British Design & Art Direction has launched the call for entries to
this year’s awards with a series of risque ads that focus on the
unashamedly phallic qualities of the D&AD pencil.
Two print ads feature pencils nestling between an assortment of
vibrators in a bathroom cabinet and stuffed down the front of a man’s
underpants.
The design on the new D&AD brochure centres on a model of a Viagra pill
with the D&AD pencil embossed in the middle.
The ads, which are part of an attempt to give D&AD a younger, sexier
image, have already caused consternation among the D&AD board. Several
members have complained, questioning the ads on grounds of taste.
But in the next issue of its house journal, Ampersand, the organisation
is unrepentant, making the bold assertion that the D&AD pencil is about
stimulation and that winning one is ’better than sex’.

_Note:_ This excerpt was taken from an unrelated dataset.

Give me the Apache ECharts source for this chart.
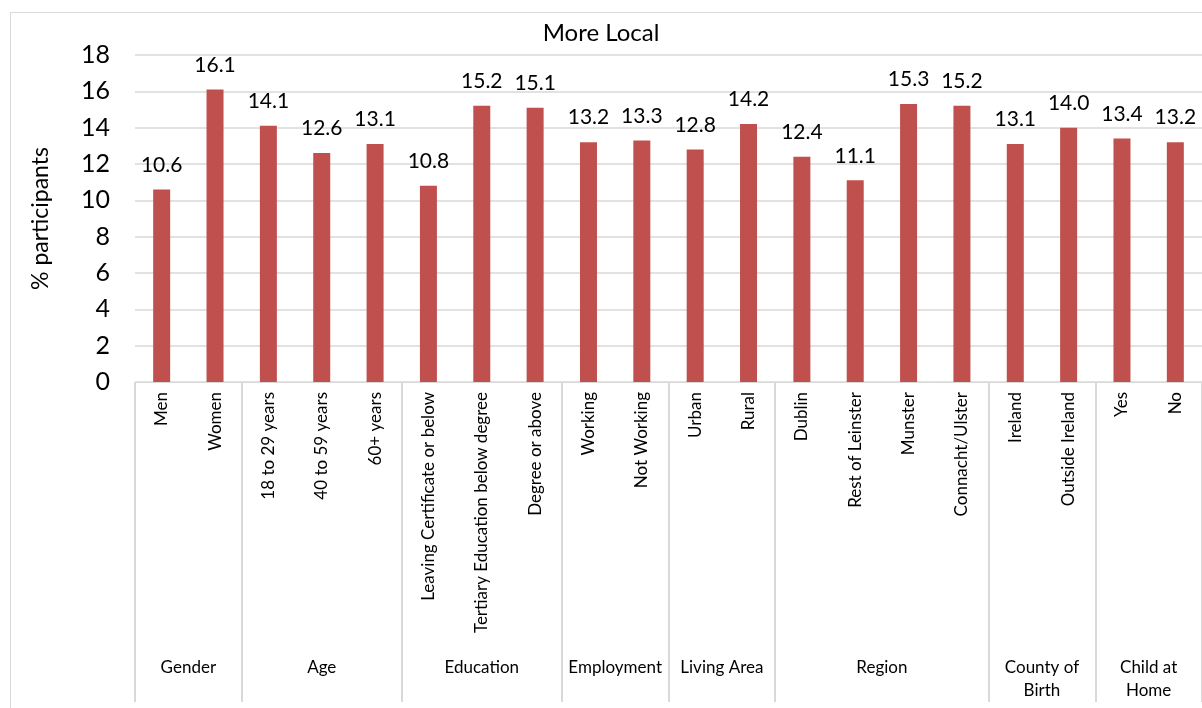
<!DOCTYPE html>
<html><head><meta charset="utf-8">
<script src="https://cdn.jsdelivr.net/npm/echarts@6/dist/echarts.min.js"></script>
<style>
html,body{margin:0;padding:0;background:#fff;}
#frame{position:absolute;left:10px;top:12px;width:1200px;height:700px;border:1px solid #d9d9d9;box-sizing:border-box;}
#c{position:absolute;left:0;top:0;width:1202px;height:708px;}
</style></head>
<body><div id="frame"></div><div id="c"></div>
<script>
const categories = ["Men","Women","18 to 29 years","40 to 59 years","60+ years","Leaving Certificate or below","Tertiary Education below degree","Degree or above","Working","Not Working","Urban","Rural","Dublin","Rest of Leinster","Munster","Connacht/Ulster","Ireland","Outside Ireland","Yes","No"];
const values = [10.6,16.1,14.1,12.6,13.1,10.8,15.2,15.1,13.2,13.3,12.8,14.2,12.4,11.1,15.3,15.2,13.1,14.0,13.4,13.2];
const groupNames = ["Gender","Age","Education","Employment","Living Area","Region","County of\nBirth","Child at\nHome"];
const groupSizes = [2,3,3,2,2,4,2,2];
const yTicks = [0,2,4,6,8,10,12,14,16,18];

const bounds=[0]; groupSizes.forEach(s=>bounds.push(bounds[bounds.length-1]+s));
const centers = groupSizes.map((s,i)=>bounds[i]+s/2);
const font = "Lato, 'Open Sans', sans-serif";
const chart = echarts.init(document.getElementById('c'));
chart.setOption({
  animation:false,
  textStyle:{fontFamily:font},
  title:{text:'More Local',left:'center',top:16,textStyle:{fontSize:24,fontWeight:'normal',color:'#000',fontFamily:font}},
  grid:{left:135,right:0,top:55,bottom:326,containLabel:false},
  xAxis:[{
    type:'category',data:categories,
    axisLine:{lineStyle:{color:'#d9d9d9',width:1}},
    axisTick:{show:false},
    axisLabel:{rotate:90,interval:0,fontSize:17,color:'#000',margin:10,fontFamily:font}
  },{
    type:'value',min:0,max:20,position:'bottom',
    axisLine:{show:false},splitLine:{show:false},
    axisTick:{show:true,length:320,inside:false,customValues:bounds,lineStyle:{color:'#d9d9d9',width:2}},
    axisLabel:{customValues:centers,margin:274,fontSize:17,color:'#000',lineHeight:23,fontFamily:font,
      formatter:function(v){const i=centers.findIndex(c=>Math.abs(c-v)<1e-6);return i>=0?groupNames[i]:'';}}
  }],
  yAxis:{type:'value',min:0,max:18,interval:2,
    name:'% participants',nameLocation:'middle',nameGap:83,nameRotate:90,
    nameTextStyle:{fontSize:23,color:'#000',fontFamily:font},
    axisLine:{show:false},axisTick:{show:false},
    axisLabel:{fontSize:25,color:'#000',margin:25,fontFamily:font},
    splitLine:{lineStyle:{color:'#d9d9d9',width:1.5}}},
  series:[{type:'bar',data:values,barWidth:17,xAxisIndex:0,
    itemStyle:{color:'#c0504d'},
    label:{show:true,position:'top',distance:14,fontSize:21,color:'#000',fontFamily:font,
      formatter:p=>p.value.toFixed(1)}}]
});
</script></body></html>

The D&AD president, Tim Mellors, who chose the ads, described them as
’contentious, not crude’.
He added: ’D&AD should be seen as edgy rather than as a nanny or aged
auntie, which it has been viewed as in the past. It is a call for
entries so it has got to be attention-grabbing. There is no way it is
not going to get noticed.’
The ads were the joint creation of Adam Kean and Alexandra Taylor,
respectively joint executive creative director and joint creative
director of Saatchi & Saatchi, and Mark Farrow and Jon Jeffrey of Farrow
Design. Photography was by Rankin of Dazed & Confused fame.
The campaign launches on 20 October and will run nationally and
internationally in the trade press until January 1999.